# RECORDS FOR THE EXERCISE

################

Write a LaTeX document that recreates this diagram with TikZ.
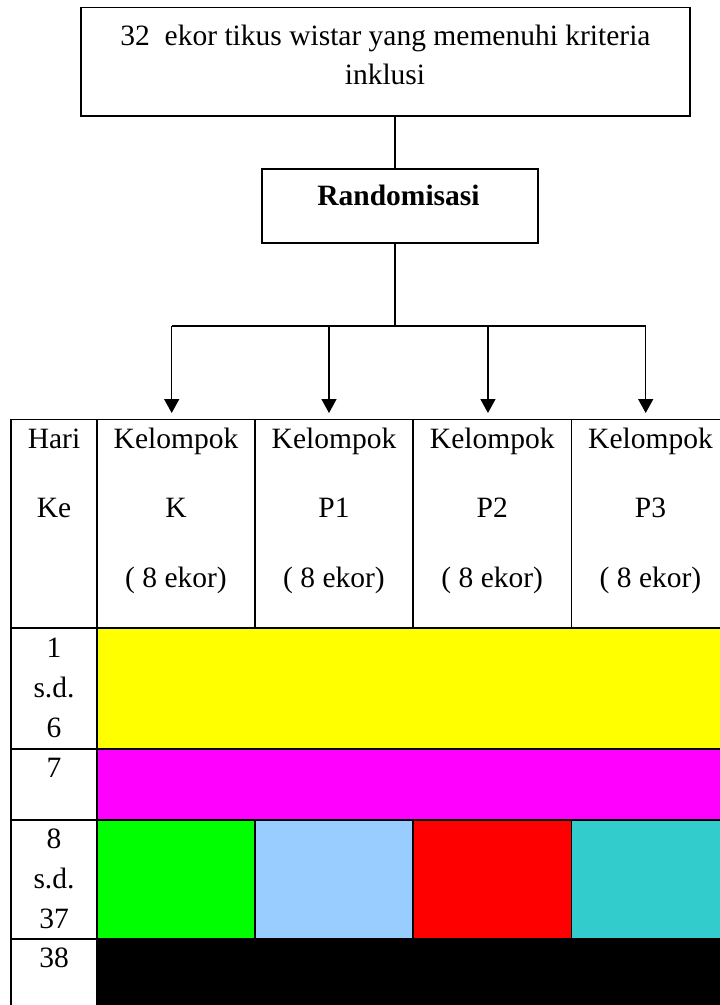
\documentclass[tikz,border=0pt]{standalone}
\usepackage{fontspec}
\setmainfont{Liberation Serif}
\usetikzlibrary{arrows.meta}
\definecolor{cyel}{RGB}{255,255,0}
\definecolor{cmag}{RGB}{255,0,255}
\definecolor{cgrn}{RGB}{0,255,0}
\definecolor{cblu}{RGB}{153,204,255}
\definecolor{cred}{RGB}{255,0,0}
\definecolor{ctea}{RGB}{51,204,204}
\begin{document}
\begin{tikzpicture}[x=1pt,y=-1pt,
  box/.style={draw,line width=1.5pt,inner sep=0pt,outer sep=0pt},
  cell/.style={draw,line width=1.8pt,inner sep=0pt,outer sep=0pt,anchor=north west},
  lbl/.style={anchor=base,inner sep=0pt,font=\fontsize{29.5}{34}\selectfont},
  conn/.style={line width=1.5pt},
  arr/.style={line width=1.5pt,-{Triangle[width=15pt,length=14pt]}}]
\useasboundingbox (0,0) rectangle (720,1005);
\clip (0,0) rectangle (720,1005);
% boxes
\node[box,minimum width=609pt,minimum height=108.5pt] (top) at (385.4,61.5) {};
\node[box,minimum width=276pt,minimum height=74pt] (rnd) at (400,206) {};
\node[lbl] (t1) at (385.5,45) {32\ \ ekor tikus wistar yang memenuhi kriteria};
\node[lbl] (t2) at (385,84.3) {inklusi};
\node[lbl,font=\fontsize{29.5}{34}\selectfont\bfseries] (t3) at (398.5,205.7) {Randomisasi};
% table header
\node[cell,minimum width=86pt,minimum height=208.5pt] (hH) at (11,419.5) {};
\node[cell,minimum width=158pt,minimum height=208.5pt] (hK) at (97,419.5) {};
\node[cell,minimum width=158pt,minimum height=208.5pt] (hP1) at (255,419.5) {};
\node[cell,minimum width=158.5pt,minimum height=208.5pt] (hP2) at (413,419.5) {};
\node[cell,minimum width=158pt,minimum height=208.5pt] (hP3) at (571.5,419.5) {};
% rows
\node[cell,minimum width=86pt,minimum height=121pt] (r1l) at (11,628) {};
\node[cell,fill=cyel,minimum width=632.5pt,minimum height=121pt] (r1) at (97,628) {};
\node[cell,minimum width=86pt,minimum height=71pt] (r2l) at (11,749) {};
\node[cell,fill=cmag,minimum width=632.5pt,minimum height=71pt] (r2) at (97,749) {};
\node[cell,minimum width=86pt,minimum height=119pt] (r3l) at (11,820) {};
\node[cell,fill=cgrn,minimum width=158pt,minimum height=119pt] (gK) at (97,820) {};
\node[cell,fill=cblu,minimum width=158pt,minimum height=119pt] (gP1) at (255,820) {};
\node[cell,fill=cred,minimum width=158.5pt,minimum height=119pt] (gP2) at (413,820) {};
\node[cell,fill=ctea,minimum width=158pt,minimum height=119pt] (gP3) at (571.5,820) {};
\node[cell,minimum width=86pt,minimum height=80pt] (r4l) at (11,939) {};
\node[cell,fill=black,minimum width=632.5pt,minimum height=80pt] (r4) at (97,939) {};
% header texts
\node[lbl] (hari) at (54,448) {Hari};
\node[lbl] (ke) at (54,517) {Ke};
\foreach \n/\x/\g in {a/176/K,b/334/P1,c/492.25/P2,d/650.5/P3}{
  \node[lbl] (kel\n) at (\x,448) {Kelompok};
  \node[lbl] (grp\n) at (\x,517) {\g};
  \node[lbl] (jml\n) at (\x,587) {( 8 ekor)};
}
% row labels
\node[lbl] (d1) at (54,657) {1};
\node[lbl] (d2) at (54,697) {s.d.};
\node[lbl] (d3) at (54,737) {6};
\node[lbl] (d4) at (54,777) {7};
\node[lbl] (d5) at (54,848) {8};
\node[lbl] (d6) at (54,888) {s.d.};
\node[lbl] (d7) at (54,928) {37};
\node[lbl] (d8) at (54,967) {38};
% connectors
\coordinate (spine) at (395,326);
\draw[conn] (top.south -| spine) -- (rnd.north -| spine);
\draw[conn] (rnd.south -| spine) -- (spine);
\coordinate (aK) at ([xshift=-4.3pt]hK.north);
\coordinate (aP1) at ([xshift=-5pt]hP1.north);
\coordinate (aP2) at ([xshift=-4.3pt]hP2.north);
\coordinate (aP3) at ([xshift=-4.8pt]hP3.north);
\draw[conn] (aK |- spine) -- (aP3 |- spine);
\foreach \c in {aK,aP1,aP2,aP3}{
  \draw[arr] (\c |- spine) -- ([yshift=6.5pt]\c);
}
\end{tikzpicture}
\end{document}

################

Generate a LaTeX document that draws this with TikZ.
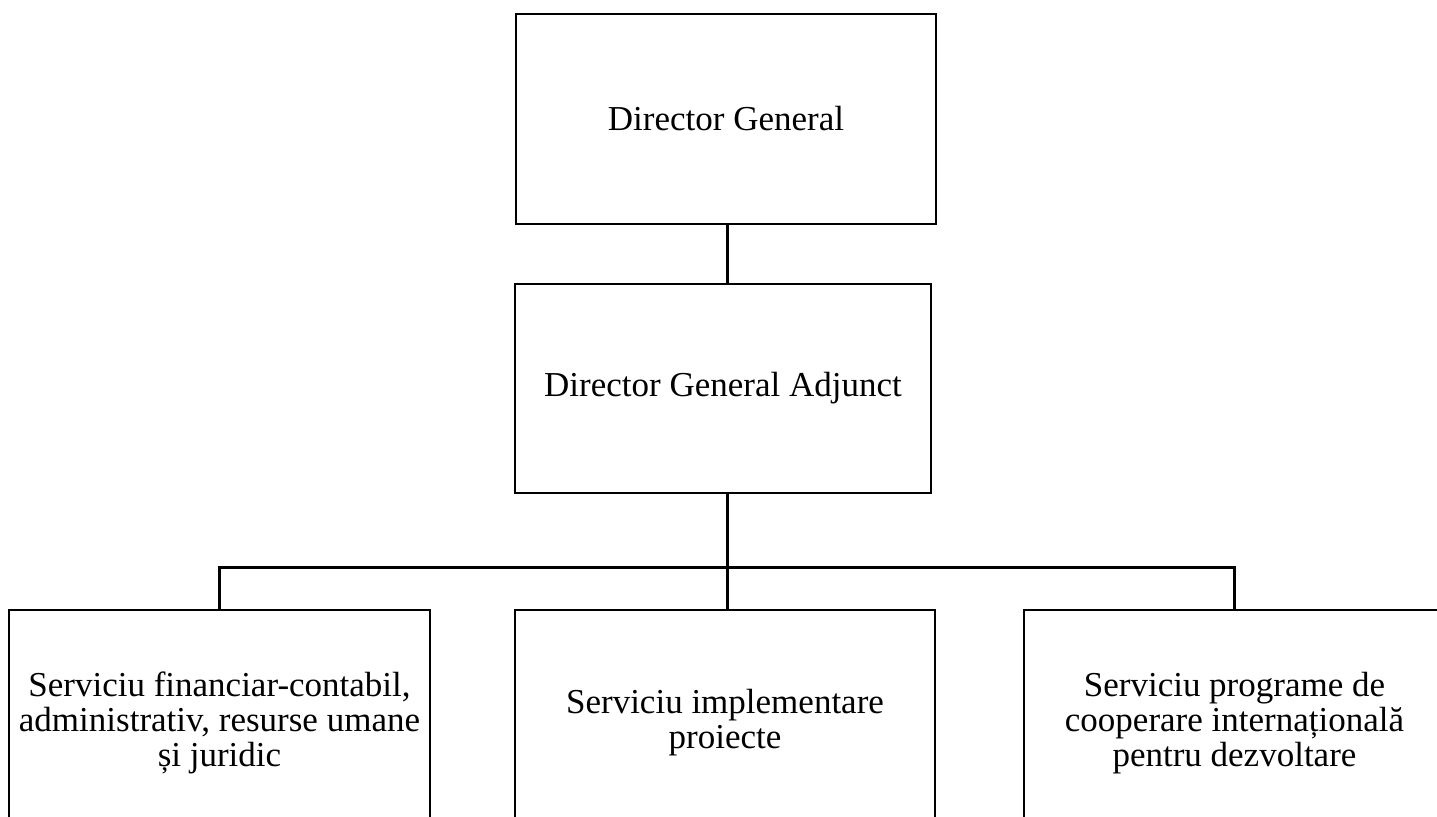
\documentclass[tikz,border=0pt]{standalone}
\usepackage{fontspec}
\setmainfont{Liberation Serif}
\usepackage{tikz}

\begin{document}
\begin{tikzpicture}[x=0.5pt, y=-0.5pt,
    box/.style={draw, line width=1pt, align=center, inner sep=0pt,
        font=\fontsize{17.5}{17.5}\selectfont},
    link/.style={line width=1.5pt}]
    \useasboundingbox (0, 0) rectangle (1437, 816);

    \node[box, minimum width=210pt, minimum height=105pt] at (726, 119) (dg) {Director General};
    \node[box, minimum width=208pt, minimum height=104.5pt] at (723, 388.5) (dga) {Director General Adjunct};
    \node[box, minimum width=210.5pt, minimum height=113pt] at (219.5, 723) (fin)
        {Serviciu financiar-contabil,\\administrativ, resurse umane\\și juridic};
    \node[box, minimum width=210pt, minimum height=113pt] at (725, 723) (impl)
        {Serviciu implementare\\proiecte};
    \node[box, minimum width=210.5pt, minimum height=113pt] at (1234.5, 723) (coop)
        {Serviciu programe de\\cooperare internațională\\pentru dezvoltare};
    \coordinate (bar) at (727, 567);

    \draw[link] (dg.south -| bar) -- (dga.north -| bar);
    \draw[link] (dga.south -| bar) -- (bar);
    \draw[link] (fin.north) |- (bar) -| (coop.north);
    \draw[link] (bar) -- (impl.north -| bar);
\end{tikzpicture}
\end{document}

################

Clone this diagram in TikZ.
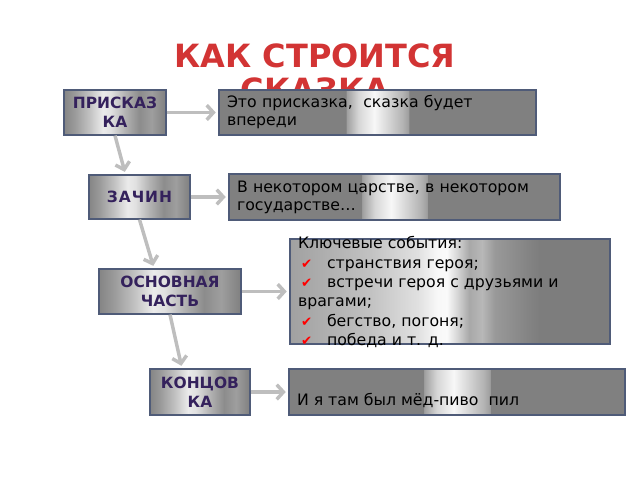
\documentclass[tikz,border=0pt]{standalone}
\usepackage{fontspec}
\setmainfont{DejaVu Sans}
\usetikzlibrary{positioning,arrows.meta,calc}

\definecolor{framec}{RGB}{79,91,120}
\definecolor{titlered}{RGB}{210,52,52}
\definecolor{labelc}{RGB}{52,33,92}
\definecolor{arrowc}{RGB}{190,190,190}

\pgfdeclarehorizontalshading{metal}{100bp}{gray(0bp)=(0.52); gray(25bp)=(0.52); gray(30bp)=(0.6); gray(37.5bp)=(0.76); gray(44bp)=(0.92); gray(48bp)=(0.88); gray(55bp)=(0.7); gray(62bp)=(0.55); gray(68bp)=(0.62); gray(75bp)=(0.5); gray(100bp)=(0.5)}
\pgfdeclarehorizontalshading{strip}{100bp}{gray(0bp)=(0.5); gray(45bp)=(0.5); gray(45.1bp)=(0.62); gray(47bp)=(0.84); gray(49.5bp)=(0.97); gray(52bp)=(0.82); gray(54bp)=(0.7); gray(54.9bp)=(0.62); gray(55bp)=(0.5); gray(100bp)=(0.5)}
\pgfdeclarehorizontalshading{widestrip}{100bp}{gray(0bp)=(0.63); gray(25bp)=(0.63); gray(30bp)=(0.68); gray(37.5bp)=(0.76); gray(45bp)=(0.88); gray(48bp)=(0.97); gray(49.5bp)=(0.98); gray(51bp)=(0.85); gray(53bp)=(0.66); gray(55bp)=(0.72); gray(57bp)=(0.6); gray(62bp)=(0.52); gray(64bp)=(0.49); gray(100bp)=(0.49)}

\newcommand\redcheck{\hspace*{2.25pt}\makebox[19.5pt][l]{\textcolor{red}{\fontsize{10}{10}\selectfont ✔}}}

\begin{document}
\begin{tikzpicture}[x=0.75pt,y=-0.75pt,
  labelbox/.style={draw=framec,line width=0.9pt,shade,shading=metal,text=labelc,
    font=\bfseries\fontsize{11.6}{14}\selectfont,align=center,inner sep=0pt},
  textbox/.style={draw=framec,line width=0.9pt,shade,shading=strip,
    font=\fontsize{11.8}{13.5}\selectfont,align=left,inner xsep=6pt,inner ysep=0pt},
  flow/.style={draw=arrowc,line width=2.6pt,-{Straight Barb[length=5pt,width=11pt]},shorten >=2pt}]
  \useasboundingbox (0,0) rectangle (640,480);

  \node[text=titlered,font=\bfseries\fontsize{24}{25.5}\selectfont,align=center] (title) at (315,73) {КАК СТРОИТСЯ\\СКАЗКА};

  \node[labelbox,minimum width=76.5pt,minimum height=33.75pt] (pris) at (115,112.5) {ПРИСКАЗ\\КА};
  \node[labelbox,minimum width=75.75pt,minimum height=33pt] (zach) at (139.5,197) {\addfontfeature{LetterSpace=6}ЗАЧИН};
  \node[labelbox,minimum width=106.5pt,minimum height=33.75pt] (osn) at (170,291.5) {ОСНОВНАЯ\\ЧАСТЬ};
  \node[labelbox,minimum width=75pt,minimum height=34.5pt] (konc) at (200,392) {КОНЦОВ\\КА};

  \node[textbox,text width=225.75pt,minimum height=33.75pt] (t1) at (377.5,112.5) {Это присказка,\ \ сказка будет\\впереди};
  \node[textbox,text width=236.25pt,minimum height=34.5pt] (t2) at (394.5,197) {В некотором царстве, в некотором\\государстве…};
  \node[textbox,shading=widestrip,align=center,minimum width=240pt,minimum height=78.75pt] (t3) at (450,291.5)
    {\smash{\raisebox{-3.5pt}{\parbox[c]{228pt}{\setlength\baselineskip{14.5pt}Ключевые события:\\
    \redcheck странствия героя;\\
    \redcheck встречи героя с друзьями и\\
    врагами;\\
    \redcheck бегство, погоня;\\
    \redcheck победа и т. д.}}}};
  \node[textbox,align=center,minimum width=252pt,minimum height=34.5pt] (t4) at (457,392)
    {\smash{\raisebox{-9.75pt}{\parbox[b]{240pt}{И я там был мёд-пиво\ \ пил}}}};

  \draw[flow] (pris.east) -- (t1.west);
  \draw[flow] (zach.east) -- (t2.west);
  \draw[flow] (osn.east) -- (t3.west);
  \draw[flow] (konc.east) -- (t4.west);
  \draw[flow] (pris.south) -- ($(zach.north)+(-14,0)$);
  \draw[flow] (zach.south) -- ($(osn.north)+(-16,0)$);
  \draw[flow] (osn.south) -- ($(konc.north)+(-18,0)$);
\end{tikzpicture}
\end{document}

################

# TASK BRIEF
Lines from the one with "Generate a LaTeX" through the one with "rectangle (1437, 816);" are the only ones to quote. Quote them exactly and leave out pictures.

# THE ANSWER
Generate a LaTeX document that draws this with TikZ.
\documentclass[tikz,border=0pt]{standalone}
\usepackage{fontspec}
\setmainfont{Liberation Serif}
\usepackage{tikz}

\begin{document}
\begin{tikzpicture}[x=0.5pt, y=-0.5pt,
    box/.style={draw, line width=1pt, align=center, inner sep=0pt,
        font=\fontsize{17.5}{17.5}\selectfont},
    link/.style={line width=1.5pt}]
    \useasboundingbox (0, 0) rectangle (1437, 816);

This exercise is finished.